Initial beta release.

Fixed

  • TextSequence uses the sequence argument it’s given on instantiation.

  • Segmentation fault in Sequence.__eq__ caused by implicit type conversion.

  • Segmentation fault on SequenceFile.read failure.

  • Missing type annotations for the pyhmmer.easel module.

v0.1.0-a5 - 2020-11-28

Added

  • Sequence.__len__ magic method so that len(seq) returns the number of letters in seq.

  • Python file-handle support when opening an pyhmmer.plan7.HMMFile.

  • Context manager protocol to pyhmmer.easel.SSIWriter.

  • Type annotations for pyhmmer.easel.SSIWriter.

  • add_alias to pyhmmer.easel.SSIWriter.

  • write method to pyhmmer.plan7.OptimizedProfile to write an optimized profile in binary format.

  • offsets property to interact with the disk offsets of a pyhmmer.plan7.OptimizedProfile instance.

  • pyhmmer.hmmer.hmmpress emulating the hmmpress binary from HMMER.

  • M property to pyhmmer.plan7.HMM exposing the number of nodes in the model.

Changed

  • Bumped vendored Easel to v0.48.

  • Bumped vendored HMMER to v3.3.2.

  • pyhmmer.plan7.HMMFile will raise an EOFError when given an empty file.

  • Renamed length property to L in pyhmmer.plan7.Background.

Fixed

  • Segmentation fault when close method of pyhmmer.easel.SSIWriter was called more than once.

  • close method of pyhmmer.easel.SSIWriter not writing the index contents.

v0.1.0-a4 - 2020-11-24

Added

  • MSA, TextMSA and DigitalMSA classes representing a multiple sequence alignment to pyhmmer.easel.

  • Methods and protocol to copy a Sequence and a MSA.

  • pyhmmer.plan7.OptimizedProfile wrapping a platform-specific optimized profile.

  • SSIReader and SSIWriter classes interacting with sequence/subsequence indices to pyhmmer.easel.

  • Exception handler using Python exceptions to report Easel errors.

Changed

  • pyhmmer.hmmsearch returns an iterator of TopHits, with one instance per HMM in the input.

  • pyhmmer.hmmsearch properly raises errors happenning in the background threads without deadlock.

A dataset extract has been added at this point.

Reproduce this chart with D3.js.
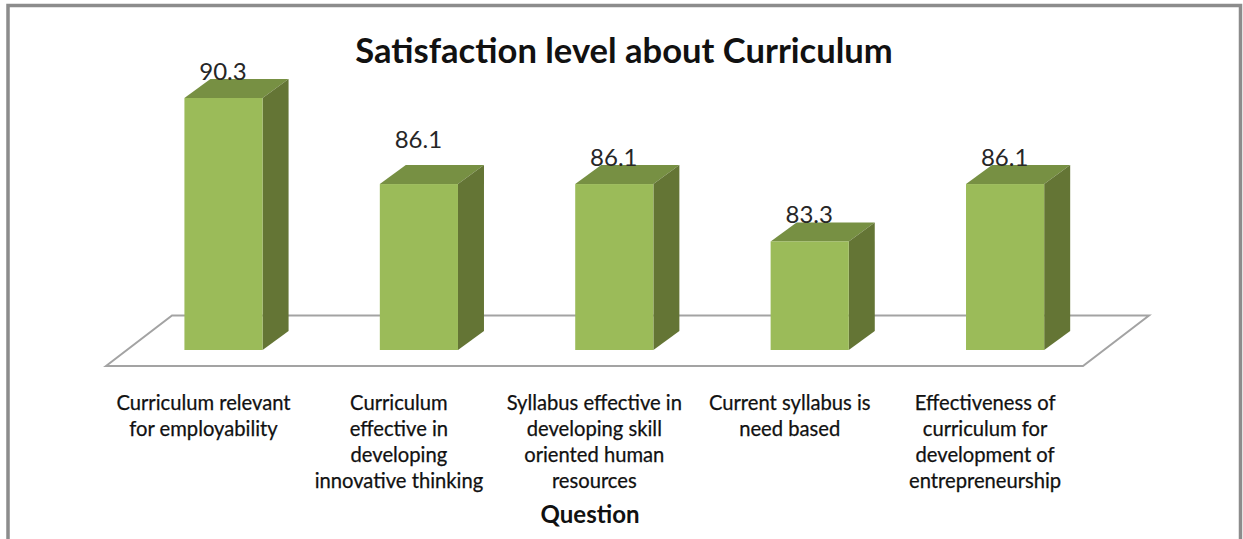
<!DOCTYPE html>
<html lang="en">
<head>
<meta charset="utf-8">
<title>Satisfaction level about Curriculum</title>
<script src="https://cdnjs.cloudflare.com/ajax/libs/d3/7.8.5/d3.min.js"></script>
<style>
    body { margin: 0; background: #fff; }
    svg { display: block; }
    text { font-family: Lato, "Open Sans", sans-serif; fill: #111; }
    .title { font-size: 34.6px; font-weight: 700; }
    .axis-title { font-size: 24px; font-weight: 700; }
    .cat { font-size: 20.2px; stroke: #111; stroke-width: 0.25px; }
    .value { font-size: 24px; fill: #262626; }
</style>
</head>
<body>
<script>
var categories = [
    ["Curriculum relevant", "for employability"],
    ["Curriculum", "effective in", "developing", "innovative thinking"],
    ["Syllabus effective in", "developing skill", "oriented human", "resources"],
    ["Current syllabus is", "need based"],
    ["Effectiveness of", "curriculum for", "development of", "entrepreneurship"]
];
var values = [90.3, 86.1, 86.1, 83.3, 86.1];
var chartTitle = "Satisfaction level about Curriculum";
var axisTitle = "Question";

var width = 1243, height = 539;
var depthX = 26, depthY = 19;   // the fake 3d offset
var baseY = 350;

var svg = d3.select("body").append("svg")
    .attr("width", width).attr("height", height);

// outer frame, runs off the bottom of the picture
svg.append("path")
    .attr("d", "M8," + (height + 5) + "V5.5H1240.5V" + (height + 5))
    .attr("fill", "none").attr("stroke", "#8c8c8c").attr("stroke-width", 3.5);

var keys = d3.range(categories.length);
var x = d3.scaleBand().domain(keys).range([125.8, 1102.8]).paddingInner(0.6).paddingOuter(0.3);
var y = d3.scaleLinear().domain([78, 90.3]).range([baseY, 98]);

// floor
svg.append("path")
    .attr("d", "M106,366L172,315.5H1149L1083,366Z")
    .attr("fill", "#fff").attr("stroke", "#a3a3a3").attr("stroke-width", 2);

var bars = svg.selectAll("g.bar").data(keys).enter().append("g").attr("class", "bar");

// top face
bars.append("path")
    .attr("fill", "#779043")
    .attr("d", function(i) {
        var x0 = x(i), x1 = x0 + x.bandwidth(), t = y(values[i]);
        return "M" + x0 + "," + t + "L" + (x0 + depthX) + "," + (t - depthY) +
            "H" + (x1 + depthX) + "L" + x1 + "," + t + "Z";
    });
// side face
bars.append("path")
    .attr("fill", "#647535")
    .attr("d", function(i) {
        var x1 = x(i) + x.bandwidth(), t = y(values[i]);
        return "M" + x1 + "," + t + "L" + (x1 + depthX) + "," + (t - depthY) +
            "V" + (baseY - depthY) + "L" + x1 + "," + baseY + "Z";
    });
// front face
bars.append("rect")
    .attr("fill", "#9bbb59")
    .attr("x", function(i) { return x(i); })
    .attr("y", function(i) { return y(values[i]); })
    .attr("width", x.bandwidth())
    .attr("height", function(i) { return baseY - y(values[i]); });

// value labels, the second one was moved up by hand in the original
bars.append("text")
    .attr("class", "value")
    .attr("text-anchor", "middle")
    .attr("x", function(i) { return x(i) + x.bandwidth() / 2 - 0.5; })
    .attr("y", function(i) { return y(values[i]) - (i === 1 ? 36 : 18); })
    .text(function(i) { return values[i]; });

// category labels
bars.each(function(i) {
    var t = d3.select(this).append("text")
        .attr("class", "cat")
        .attr("text-anchor", "middle");
    t.selectAll("tspan").data(categories[i]).enter().append("tspan")
        .attr("x", x(i) + x.bandwidth() / 2 - 20)
        .attr("y", function(d, j) { return 410 + j * 26; })
        .text(function(d) { return d; });
});

svg.append("text").attr("class", "title")
    .attr("text-anchor", "middle").attr("x", 624).attr("y", 63)
    .text(chartTitle);

svg.append("text").attr("class", "axis-title")
    .attr("text-anchor", "middle").attr("x", 590).attr("y", 523)
    .text(axisTitle);
</script>
</body>
</html>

  • pyhmmer.plan7.Pipeline recycles memory between Pipeline.search calls.

Fixed

  • Missing type annotations for the pyhmmer.errors module.

Removed

  • Unneeded or private methods from pyhmmer.plan7.

v0.1.0-a3 - 2020-11-19

Added

  • TextSequence and DigitalSequence representing a Sequence in a given mode.

  • E-value properties to Hit and Domain.

  • TopHits now stores a reference to the pipeline it was obtained from.

  • Pipeline.Z and Pipeline.domZ properties.

  • Experimental pickling support to Alphabet.

  • Experimental freelist to Sequence class to avoid allocation bottlenecks when iterating on a SequenceFile without recycling sequence buffers.

Changed

  • Made Sequence an abstract base class.

  • Additional Pipeline parameters can be passed as keyword arguments to pyhmmer.hmmsearch.

  • SequenceFile.read can now be configured to skip reading the metadata or the content of a sequence.

Removed

  • Redundant SequenceFile methods.

Fixed

  • doctest loader crashing on Python 3.5.

  • TopHits.threshold segfaulting when being called without prior Tophits.sort call

  • Unknown format argument to SequenceFile constructor not raising the right error.

v0.1.0-a2 - 2020-11-12

Added

  • Support for compilation on PowerPC big-endian platforms.

  • Type annotations and stub files for Cython modules.

Changed

  • distutils is now used to compile the package, instead of calling autotools and letting HMMER configure itself.

  • Bitfield.count now allows passing an argument (for compatibility with collections.abc.Sequence).

v0.1.0-a1 - 2020-11-10

Initial alpha release (test deployment to PyPI).